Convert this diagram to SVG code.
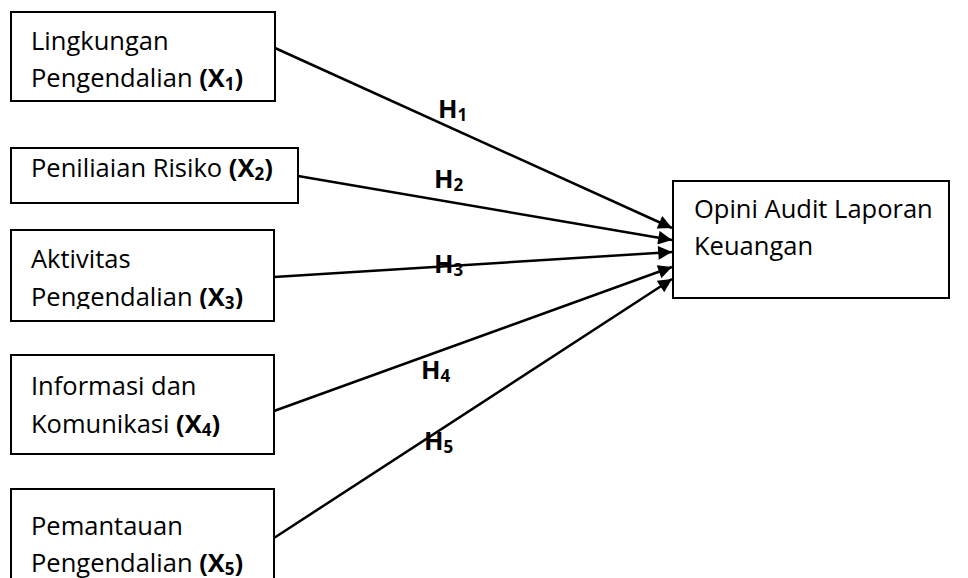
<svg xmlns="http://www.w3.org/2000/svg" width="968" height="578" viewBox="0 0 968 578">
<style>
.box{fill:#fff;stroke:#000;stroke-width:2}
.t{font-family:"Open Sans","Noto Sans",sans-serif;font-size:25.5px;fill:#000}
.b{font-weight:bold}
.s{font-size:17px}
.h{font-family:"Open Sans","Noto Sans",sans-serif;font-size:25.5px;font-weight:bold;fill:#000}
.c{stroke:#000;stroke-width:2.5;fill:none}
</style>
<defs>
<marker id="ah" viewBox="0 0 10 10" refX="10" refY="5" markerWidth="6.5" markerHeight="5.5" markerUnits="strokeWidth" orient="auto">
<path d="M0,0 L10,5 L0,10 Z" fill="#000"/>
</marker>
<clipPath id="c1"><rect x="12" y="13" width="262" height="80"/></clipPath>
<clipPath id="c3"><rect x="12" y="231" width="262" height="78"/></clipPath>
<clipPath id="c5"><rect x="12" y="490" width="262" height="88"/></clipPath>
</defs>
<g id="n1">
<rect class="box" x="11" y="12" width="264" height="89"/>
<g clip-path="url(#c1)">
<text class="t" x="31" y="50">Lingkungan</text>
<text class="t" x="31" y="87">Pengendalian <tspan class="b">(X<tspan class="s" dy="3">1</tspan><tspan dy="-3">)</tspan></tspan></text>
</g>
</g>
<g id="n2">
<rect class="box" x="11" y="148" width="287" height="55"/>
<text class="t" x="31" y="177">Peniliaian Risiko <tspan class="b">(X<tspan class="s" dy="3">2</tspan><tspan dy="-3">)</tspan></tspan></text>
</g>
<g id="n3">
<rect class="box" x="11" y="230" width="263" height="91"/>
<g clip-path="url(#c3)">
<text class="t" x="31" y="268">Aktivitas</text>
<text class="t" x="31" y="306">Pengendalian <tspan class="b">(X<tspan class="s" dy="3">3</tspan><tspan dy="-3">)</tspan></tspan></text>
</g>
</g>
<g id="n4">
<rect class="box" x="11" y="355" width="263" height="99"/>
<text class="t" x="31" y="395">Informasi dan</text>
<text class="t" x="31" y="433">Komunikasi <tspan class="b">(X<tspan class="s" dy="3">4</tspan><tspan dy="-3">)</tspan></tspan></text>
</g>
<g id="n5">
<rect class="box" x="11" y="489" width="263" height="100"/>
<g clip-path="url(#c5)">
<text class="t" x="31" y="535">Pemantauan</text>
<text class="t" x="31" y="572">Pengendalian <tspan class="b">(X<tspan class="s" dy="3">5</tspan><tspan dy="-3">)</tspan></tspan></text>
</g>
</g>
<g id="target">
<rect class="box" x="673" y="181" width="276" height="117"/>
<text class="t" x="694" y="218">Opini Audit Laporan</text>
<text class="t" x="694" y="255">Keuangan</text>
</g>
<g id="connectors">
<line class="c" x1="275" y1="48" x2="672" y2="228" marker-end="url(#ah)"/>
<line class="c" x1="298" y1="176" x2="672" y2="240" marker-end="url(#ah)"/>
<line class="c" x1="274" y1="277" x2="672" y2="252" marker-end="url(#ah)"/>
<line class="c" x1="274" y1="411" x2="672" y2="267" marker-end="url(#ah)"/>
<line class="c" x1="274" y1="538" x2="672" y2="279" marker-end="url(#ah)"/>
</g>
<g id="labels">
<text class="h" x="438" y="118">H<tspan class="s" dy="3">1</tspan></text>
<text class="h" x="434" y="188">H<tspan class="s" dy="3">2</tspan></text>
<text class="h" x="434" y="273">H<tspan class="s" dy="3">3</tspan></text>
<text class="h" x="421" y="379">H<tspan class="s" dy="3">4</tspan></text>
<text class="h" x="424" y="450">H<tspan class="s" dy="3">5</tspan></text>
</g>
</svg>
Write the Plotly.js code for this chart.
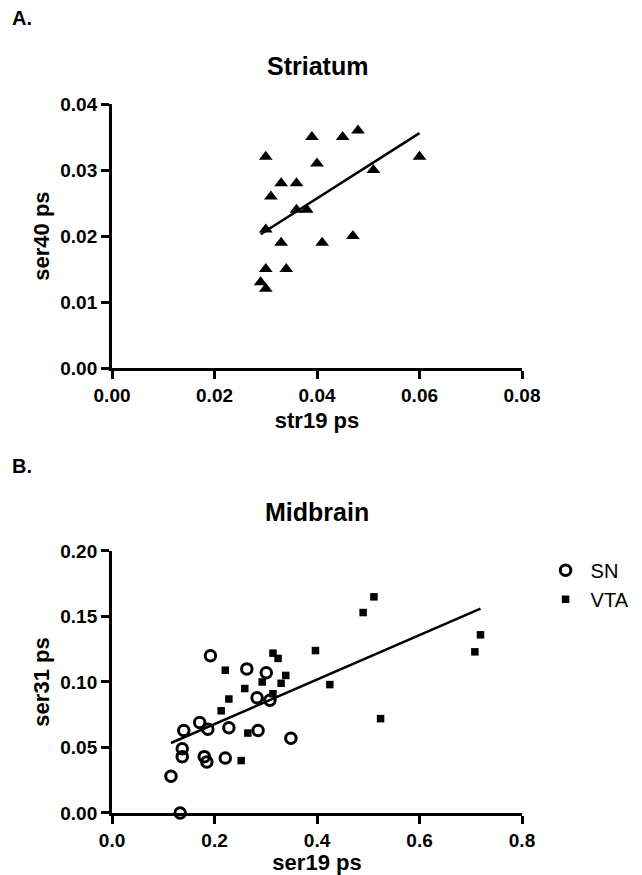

* * *

● AIM OF THE EXERCISE
Copy each line exactly, and leave the pictures out of your copy.

● REPLY TO THE EXERCISE
Convert this diagram to SVG code.
<svg xmlns="http://www.w3.org/2000/svg" width="968" height="578" viewBox="0 0 968 578">
<style>
.box{fill:#fff;stroke:#000;stroke-width:2}
.t{font-family:"Open Sans","Noto Sans",sans-serif;font-size:25.5px;fill:#000}
.b{font-weight:bold}
.s{font-size:17px}
.h{font-family:"Open Sans","Noto Sans",sans-serif;font-size:25.5px;font-weight:bold;fill:#000}
.c{stroke:#000;stroke-width:2.5;fill:none}
</style>
<defs>
<marker id="ah" viewBox="0 0 10 10" refX="10" refY="5" markerWidth="6.5" markerHeight="5.5" markerUnits="strokeWidth" orient="auto">
<path d="M0,0 L10,5 L0,10 Z" fill="#000"/>
</marker>
<clipPath id="c1"><rect x="12" y="13" width="262" height="80"/></clipPath>
<clipPath id="c3"><rect x="12" y="231" width="262" height="78"/></clipPath>
<clipPath id="c5"><rect x="12" y="490" width="262" height="88"/></clipPath>
</defs>
<g id="n1">
<rect class="box" x="11" y="12" width="264" height="89"/>
<g clip-path="url(#c1)">
<text class="t" x="31" y="50">Lingkungan</text>
<text class="t" x="31" y="87">Pengendalian <tspan class="b">(X<tspan class="s" dy="3">1</tspan><tspan dy="-3">)</tspan></tspan></text>
</g>
</g>
<g id="n2">
<rect class="box" x="11" y="148" width="287" height="55"/>
<text class="t" x="31" y="177">Peniliaian Risiko <tspan class="b">(X<tspan class="s" dy="3">2</tspan><tspan dy="-3">)</tspan></tspan></text>
</g>
<g id="n3">
<rect class="box" x="11" y="230" width="263" height="91"/>
<g clip-path="url(#c3)">
<text class="t" x="31" y="268">Aktivitas</text>
<text class="t" x="31" y="306">Pengendalian <tspan class="b">(X<tspan class="s" dy="3">3</tspan><tspan dy="-3">)</tspan></tspan></text>
</g>
</g>
<g id="n4">
<rect class="box" x="11" y="355" width="263" height="99"/>
<text class="t" x="31" y="395">Informasi dan</text>
<text class="t" x="31" y="433">Komunikasi <tspan class="b">(X<tspan class="s" dy="3">4</tspan><tspan dy="-3">)</tspan></tspan></text>
</g>
<g id="n5">
<rect class="box" x="11" y="489" width="263" height="100"/>
<g clip-path="url(#c5)">
<text class="t" x="31" y="535">Pemantauan</text>
<text class="t" x="31" y="572">Pengendalian <tspan class="b">(X<tspan class="s" dy="3">5</tspan><tspan dy="-3">)</tspan></tspan></text>
</g>
</g>
<g id="target">
<rect class="box" x="673" y="181" width="276" height="117"/>
<text class="t" x="694" y="218">Opini Audit Laporan</text>
<text class="t" x="694" y="255">Keuangan</text>
</g>
<g id="connectors">
<line class="c" x1="275" y1="48" x2="672" y2="228" marker-end="url(#ah)"/>
<line class="c" x1="298" y1="176" x2="672" y2="240" marker-end="url(#ah)"/>
<line class="c" x1="274" y1="277" x2="672" y2="252" marker-end="url(#ah)"/>
<line class="c" x1="274" y1="411" x2="672" y2="267" marker-end="url(#ah)"/>
<line class="c" x1="274" y1="538" x2="672" y2="279" marker-end="url(#ah)"/>
</g>
<g id="labels">
<text class="h" x="438" y="118">H<tspan class="s" dy="3">1</tspan></text>
<text class="h" x="434" y="188">H<tspan class="s" dy="3">2</tspan></text>
<text class="h" x="434" y="273">H<tspan class="s" dy="3">3</tspan></text>
<text class="h" x="421" y="379">H<tspan class="s" dy="3">4</tspan></text>
<text class="h" x="424" y="450">H<tspan class="s" dy="3">5</tspan></text>
</g>
</svg>
Write the Plotly.js code for this chart.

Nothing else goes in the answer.